WORK TO COMPLETE → From the listing below, extract each line containing the string "page".

[Rows from a dataset of charts and code]
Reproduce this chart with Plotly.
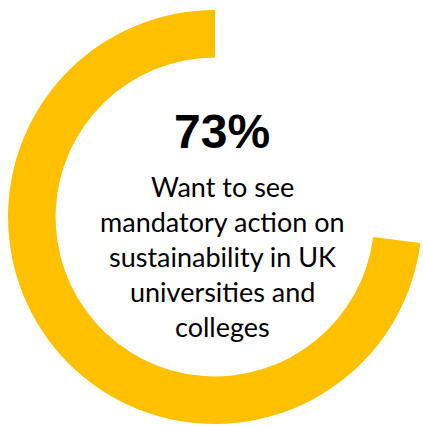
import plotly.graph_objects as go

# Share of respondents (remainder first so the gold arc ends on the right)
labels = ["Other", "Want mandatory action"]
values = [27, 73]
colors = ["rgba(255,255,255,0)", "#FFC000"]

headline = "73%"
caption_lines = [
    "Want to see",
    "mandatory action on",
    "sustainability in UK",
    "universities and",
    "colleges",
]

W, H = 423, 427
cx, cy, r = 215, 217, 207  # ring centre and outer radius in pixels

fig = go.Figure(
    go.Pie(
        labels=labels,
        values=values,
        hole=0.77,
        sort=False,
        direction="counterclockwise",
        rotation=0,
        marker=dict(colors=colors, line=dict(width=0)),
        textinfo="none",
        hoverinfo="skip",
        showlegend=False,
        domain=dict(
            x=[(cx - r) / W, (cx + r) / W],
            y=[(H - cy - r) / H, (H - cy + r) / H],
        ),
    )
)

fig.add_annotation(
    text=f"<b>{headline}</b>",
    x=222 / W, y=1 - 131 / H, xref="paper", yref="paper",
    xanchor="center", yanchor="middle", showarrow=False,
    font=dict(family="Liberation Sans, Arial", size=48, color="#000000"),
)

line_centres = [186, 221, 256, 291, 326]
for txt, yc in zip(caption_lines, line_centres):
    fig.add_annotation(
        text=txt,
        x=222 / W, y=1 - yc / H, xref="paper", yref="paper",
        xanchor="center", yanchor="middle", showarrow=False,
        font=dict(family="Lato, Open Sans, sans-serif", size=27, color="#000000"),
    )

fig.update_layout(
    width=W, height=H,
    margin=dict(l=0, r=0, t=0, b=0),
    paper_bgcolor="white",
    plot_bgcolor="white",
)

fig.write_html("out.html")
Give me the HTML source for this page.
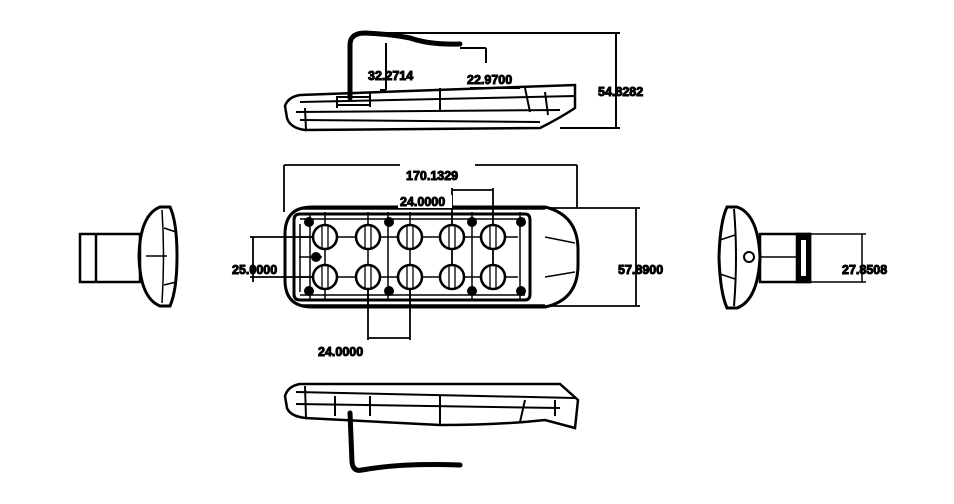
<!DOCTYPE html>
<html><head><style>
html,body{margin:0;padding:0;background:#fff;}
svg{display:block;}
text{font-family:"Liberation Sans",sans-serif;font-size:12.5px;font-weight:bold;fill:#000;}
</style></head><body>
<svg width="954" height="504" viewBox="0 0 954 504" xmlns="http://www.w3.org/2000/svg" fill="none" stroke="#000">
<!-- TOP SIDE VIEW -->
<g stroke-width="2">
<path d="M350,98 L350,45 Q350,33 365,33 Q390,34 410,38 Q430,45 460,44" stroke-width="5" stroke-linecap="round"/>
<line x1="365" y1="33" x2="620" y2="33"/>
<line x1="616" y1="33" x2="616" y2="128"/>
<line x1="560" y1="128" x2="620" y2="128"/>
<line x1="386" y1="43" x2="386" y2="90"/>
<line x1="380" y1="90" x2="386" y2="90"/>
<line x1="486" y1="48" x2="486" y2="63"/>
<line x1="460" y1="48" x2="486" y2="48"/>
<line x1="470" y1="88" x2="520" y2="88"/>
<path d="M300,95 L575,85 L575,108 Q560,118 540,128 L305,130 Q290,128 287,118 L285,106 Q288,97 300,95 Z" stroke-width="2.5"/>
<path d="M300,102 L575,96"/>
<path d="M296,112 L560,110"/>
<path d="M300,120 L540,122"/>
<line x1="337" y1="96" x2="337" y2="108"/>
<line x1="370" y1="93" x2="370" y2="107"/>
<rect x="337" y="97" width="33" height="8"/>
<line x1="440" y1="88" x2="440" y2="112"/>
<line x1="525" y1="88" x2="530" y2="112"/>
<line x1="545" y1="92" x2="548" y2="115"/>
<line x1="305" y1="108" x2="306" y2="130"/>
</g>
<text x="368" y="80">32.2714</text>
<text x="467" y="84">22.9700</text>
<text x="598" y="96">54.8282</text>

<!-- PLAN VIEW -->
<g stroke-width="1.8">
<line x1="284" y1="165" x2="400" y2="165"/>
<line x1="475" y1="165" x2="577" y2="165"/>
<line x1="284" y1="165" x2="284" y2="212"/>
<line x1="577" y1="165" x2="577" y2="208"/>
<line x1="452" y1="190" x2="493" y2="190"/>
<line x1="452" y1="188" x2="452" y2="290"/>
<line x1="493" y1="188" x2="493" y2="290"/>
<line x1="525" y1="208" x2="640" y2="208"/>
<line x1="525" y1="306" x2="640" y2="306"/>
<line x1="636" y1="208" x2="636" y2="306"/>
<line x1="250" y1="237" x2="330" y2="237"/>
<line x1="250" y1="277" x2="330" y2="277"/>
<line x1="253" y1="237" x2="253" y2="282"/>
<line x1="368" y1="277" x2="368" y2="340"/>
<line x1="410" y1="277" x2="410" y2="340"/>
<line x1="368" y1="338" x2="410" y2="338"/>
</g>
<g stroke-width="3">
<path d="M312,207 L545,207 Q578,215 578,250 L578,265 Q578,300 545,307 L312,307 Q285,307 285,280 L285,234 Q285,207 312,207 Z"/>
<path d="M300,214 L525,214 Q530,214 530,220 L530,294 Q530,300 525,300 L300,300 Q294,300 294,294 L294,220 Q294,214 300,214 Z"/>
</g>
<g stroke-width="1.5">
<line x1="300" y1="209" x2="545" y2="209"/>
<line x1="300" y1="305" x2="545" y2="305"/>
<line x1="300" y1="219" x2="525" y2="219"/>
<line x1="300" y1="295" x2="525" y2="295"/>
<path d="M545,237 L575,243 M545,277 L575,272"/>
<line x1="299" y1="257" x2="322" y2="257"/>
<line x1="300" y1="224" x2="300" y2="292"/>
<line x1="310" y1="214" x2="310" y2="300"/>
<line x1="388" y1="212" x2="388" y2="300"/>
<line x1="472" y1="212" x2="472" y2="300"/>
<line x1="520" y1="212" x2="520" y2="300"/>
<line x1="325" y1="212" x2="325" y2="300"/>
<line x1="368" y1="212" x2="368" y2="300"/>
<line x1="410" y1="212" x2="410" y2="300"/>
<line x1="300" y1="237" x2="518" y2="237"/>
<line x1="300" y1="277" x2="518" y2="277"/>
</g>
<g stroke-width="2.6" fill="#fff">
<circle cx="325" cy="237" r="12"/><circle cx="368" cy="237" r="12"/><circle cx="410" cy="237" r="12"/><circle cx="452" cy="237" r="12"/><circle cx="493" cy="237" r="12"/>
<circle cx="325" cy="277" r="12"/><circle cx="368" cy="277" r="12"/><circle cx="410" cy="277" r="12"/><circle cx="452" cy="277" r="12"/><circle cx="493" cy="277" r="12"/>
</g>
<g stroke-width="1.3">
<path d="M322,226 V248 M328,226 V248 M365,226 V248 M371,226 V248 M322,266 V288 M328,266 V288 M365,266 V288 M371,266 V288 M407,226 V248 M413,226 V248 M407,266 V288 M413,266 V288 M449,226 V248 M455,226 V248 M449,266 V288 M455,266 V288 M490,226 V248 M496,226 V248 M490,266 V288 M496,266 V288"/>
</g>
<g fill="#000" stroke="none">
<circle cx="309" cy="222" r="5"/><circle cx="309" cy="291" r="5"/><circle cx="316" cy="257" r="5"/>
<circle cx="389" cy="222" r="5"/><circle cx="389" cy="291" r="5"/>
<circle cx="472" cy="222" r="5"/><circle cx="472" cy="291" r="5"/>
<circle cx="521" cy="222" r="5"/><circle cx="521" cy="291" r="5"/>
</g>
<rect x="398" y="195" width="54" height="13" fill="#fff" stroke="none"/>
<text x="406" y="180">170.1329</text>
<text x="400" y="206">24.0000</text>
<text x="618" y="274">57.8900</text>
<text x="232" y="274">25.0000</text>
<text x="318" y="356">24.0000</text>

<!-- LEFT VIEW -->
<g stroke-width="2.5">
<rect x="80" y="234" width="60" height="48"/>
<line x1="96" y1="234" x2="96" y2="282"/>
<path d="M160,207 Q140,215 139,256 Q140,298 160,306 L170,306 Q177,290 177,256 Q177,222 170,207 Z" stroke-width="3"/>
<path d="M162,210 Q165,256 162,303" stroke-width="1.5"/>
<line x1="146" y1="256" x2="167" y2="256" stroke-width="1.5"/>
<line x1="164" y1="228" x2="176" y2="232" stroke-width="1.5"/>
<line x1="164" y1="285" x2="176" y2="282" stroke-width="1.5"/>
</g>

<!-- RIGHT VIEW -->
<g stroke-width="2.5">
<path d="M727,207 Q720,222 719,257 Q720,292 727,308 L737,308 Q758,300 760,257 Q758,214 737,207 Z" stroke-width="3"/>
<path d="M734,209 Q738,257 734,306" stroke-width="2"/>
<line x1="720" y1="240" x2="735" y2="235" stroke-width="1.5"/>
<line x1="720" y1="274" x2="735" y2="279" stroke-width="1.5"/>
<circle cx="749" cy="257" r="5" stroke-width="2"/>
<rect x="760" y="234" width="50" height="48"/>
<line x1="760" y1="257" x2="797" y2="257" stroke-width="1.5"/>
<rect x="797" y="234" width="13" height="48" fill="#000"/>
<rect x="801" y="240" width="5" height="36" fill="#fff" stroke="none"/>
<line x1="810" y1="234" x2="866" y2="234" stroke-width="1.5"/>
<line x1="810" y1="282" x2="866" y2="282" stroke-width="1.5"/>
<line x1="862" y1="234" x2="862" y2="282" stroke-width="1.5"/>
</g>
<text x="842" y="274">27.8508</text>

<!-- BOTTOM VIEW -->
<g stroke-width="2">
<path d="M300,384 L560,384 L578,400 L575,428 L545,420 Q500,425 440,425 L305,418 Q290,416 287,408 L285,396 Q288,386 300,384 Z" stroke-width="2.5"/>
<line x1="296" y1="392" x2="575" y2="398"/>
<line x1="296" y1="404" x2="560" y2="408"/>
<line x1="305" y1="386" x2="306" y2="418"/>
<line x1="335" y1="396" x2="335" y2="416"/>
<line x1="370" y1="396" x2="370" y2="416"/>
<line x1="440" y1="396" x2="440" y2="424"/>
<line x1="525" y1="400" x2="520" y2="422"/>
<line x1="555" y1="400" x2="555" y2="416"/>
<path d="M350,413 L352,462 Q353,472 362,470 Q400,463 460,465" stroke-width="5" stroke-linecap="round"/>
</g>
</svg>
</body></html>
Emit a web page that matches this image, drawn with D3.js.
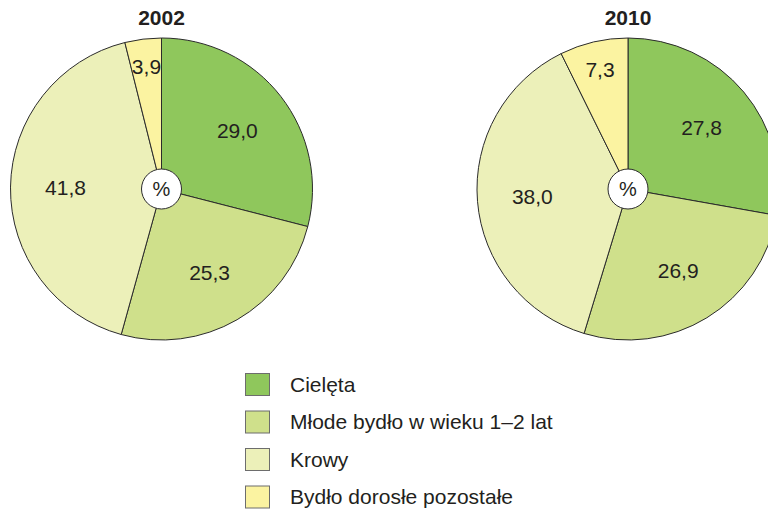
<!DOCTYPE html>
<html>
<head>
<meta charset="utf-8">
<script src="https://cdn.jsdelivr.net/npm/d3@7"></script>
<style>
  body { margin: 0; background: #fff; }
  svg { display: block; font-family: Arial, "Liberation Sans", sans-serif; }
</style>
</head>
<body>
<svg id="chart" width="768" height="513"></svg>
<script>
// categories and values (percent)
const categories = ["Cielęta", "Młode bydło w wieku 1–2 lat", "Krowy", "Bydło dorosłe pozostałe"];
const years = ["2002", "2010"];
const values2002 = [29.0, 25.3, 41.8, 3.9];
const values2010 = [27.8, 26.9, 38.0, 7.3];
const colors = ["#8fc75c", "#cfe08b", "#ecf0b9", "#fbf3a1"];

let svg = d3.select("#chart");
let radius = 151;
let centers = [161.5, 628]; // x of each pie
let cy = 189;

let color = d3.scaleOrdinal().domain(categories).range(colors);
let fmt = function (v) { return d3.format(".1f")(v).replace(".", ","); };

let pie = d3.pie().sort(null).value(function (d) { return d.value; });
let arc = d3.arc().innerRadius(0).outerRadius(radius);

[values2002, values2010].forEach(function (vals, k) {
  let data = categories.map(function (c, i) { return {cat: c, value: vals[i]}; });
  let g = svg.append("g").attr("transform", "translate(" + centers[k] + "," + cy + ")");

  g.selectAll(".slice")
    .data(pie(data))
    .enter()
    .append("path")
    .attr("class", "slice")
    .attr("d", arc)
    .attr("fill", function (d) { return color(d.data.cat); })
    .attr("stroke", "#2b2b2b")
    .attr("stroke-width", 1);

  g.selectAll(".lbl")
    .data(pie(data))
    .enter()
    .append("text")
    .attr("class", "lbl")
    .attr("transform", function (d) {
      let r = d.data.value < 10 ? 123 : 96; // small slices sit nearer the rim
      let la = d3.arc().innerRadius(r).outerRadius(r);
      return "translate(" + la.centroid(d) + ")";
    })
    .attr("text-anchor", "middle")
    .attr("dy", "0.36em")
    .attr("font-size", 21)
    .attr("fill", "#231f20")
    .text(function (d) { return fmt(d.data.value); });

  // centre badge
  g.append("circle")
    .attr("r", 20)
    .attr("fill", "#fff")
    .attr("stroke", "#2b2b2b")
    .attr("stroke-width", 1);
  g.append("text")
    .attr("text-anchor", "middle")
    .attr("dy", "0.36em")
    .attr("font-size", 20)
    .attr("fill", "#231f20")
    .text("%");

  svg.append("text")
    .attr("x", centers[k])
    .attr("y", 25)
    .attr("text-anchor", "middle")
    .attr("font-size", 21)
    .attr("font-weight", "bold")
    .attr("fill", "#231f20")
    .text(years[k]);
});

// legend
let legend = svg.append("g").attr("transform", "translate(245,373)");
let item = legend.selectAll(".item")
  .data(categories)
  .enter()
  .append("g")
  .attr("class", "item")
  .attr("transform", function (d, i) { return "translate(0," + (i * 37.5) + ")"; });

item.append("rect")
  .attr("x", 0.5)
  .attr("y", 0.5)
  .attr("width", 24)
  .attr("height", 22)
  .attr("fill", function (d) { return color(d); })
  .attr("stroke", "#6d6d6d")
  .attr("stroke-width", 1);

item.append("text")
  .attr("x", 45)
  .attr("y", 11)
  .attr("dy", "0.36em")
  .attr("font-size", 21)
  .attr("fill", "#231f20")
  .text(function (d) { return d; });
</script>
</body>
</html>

CORRECT RESULT →
Give me the HTML source for this page.
Emit a web page that matches this image, drawn with D3.js.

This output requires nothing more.